Amazon.com (NASDAQ:AMZN) is set to report earnings after the market closes on Thursday. And with the stock near an all-time high, there is a lot riding on these results.
Here are three things the online retail giant needs to deliver if it wants to stay in Wall Street's good graces.
Amazon could start by beating sales and profit estimates. That won't be hard as far as earnings go. Analysts expect just $0.06 a share in profit this quarter after Amazon booked a tiny $7 million -- or $0.01 a share -- in the same quarter last year. Luckily for the retailer, investors haven't demanded earnings growth from the company. It has managed just $42 million in operating income in the last 12 months, a period over which the stock has added billions in market capitalization.

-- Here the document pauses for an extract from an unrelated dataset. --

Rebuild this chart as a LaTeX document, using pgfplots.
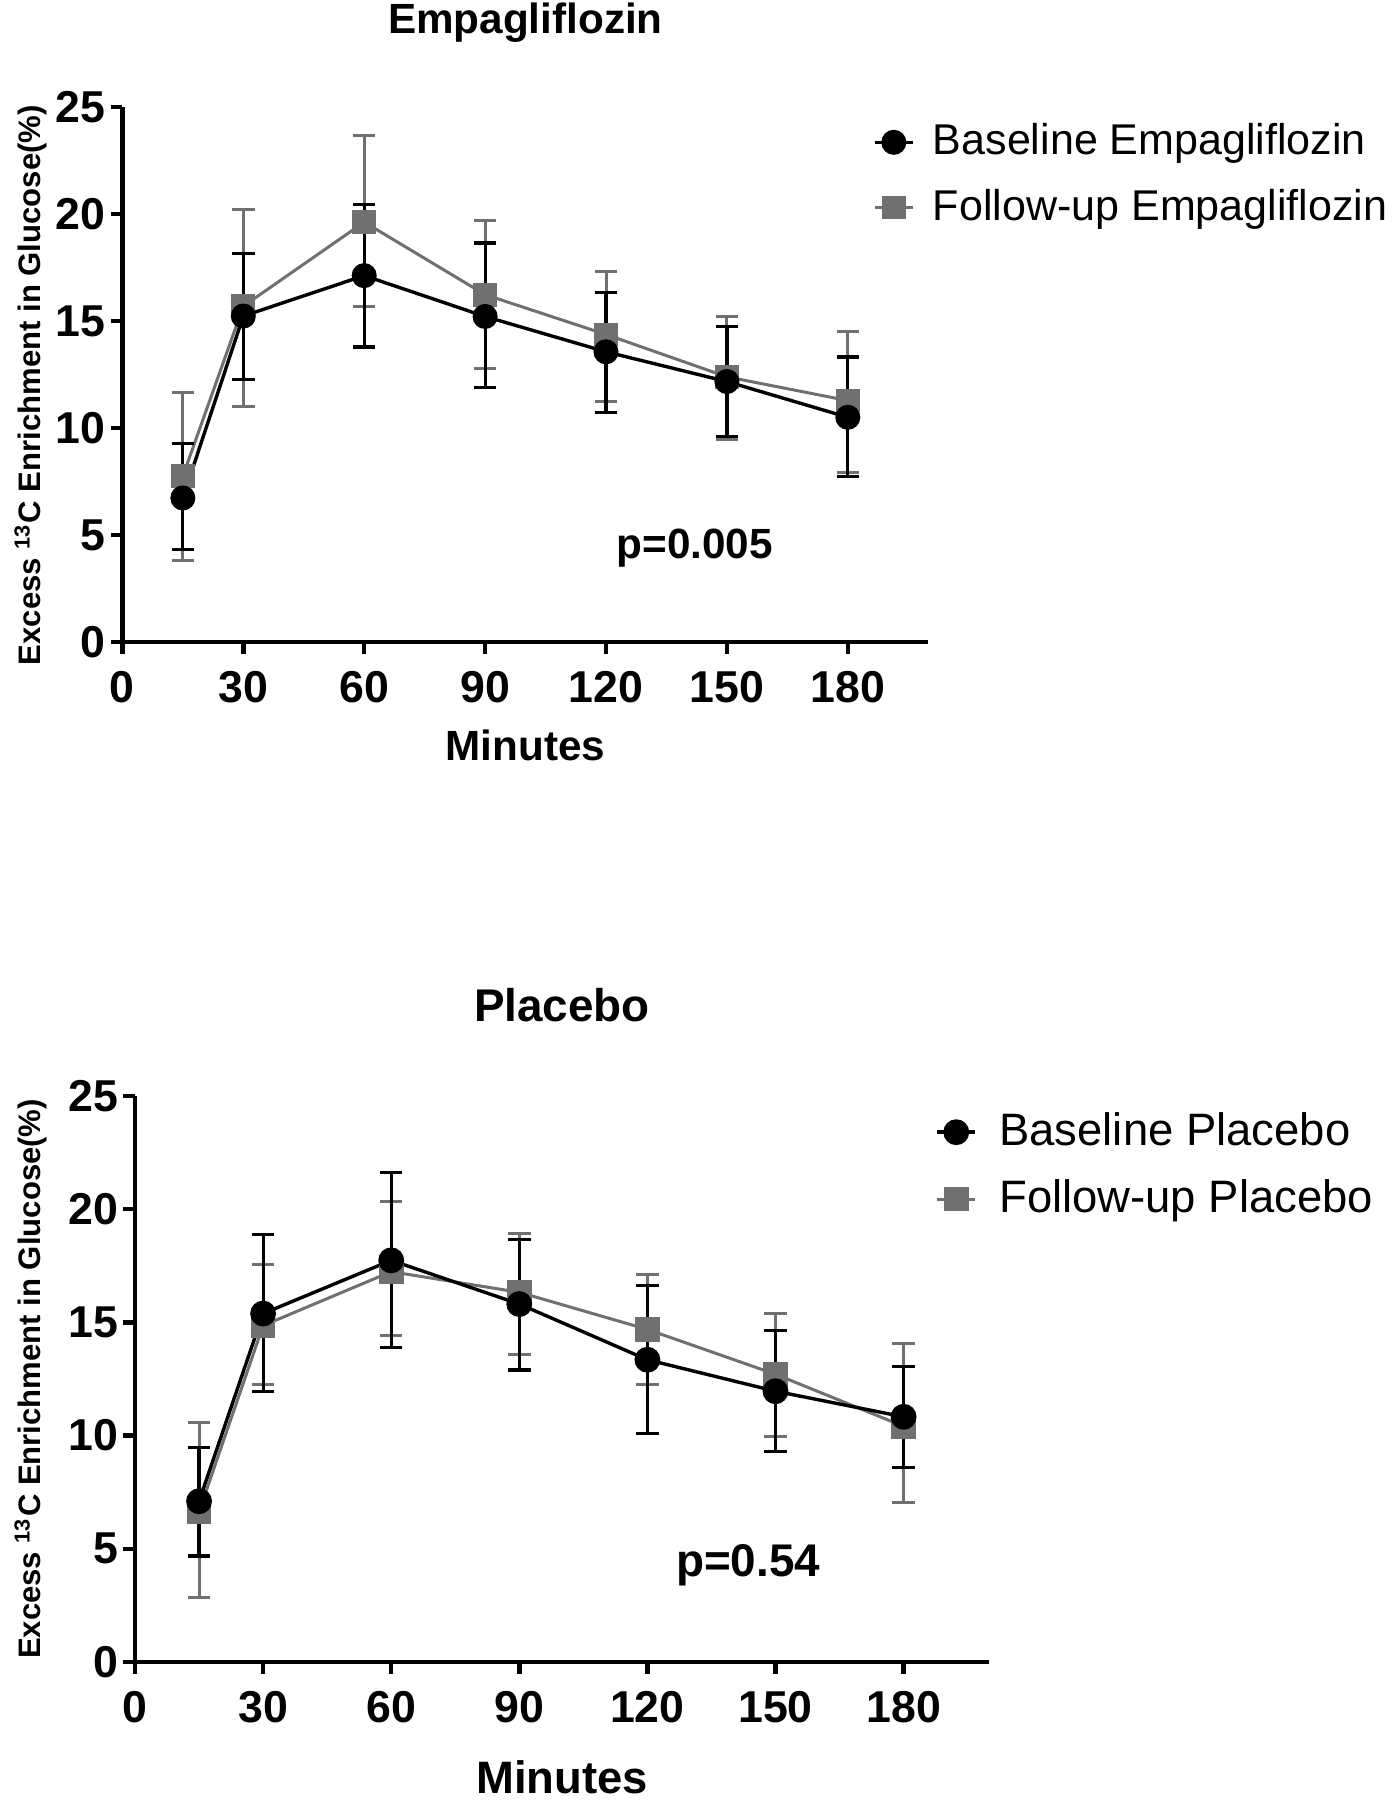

The bar is set much higher for sales growth, though. Amazon will need to boost revenue to at least $15.74 billion to meet expectations. That's about 23% higher than what it reported in the year-ago quarter. eBay, by comparison, managed just 12% sales growth in its online marketplace business over the second quarter.
Higher media sales
Notching a boost in digital content sales would help Amazon hit its higher target. CEO Jeff Bezos has made it clear that Amazon's tablet and e-reader strategy doesn't depend on profiting from the hardware, but instead aims to cash in on the sale of books and movies to those devices.
Investors haven't seen much evidence of that strategy working yet, though. Amazon's media sales growth slowed in the first quarter, to 7% from the 19% it reported a year before. With Barnes & Noble reporting a big drop in digital sales last month, and with Microsoft taking a hefty charge on its Surface RT tablets, Amazon will have to show how it can buck that trend and profit from its push into tablets and e-readers.
But the biggest hole in Amazon's business lately has been skyrocketing expenses. The company is boosting spending on everything from real estate to video content in an effort to compete in wildly different markets. And with the expansion of its same-day grocery business, Amazon risks spreading itself even thinner.
The company has made progress lowering its shipping costs, helping gross margin jump to 27% last quarter. That's proof that its investment in new warehouses and fulfillment centers was a smart one. Still, with operating expenses stuck near 100% of sales, Amazon needs to show similar progress in its other costly initiatives to justify the stock's premium valuation.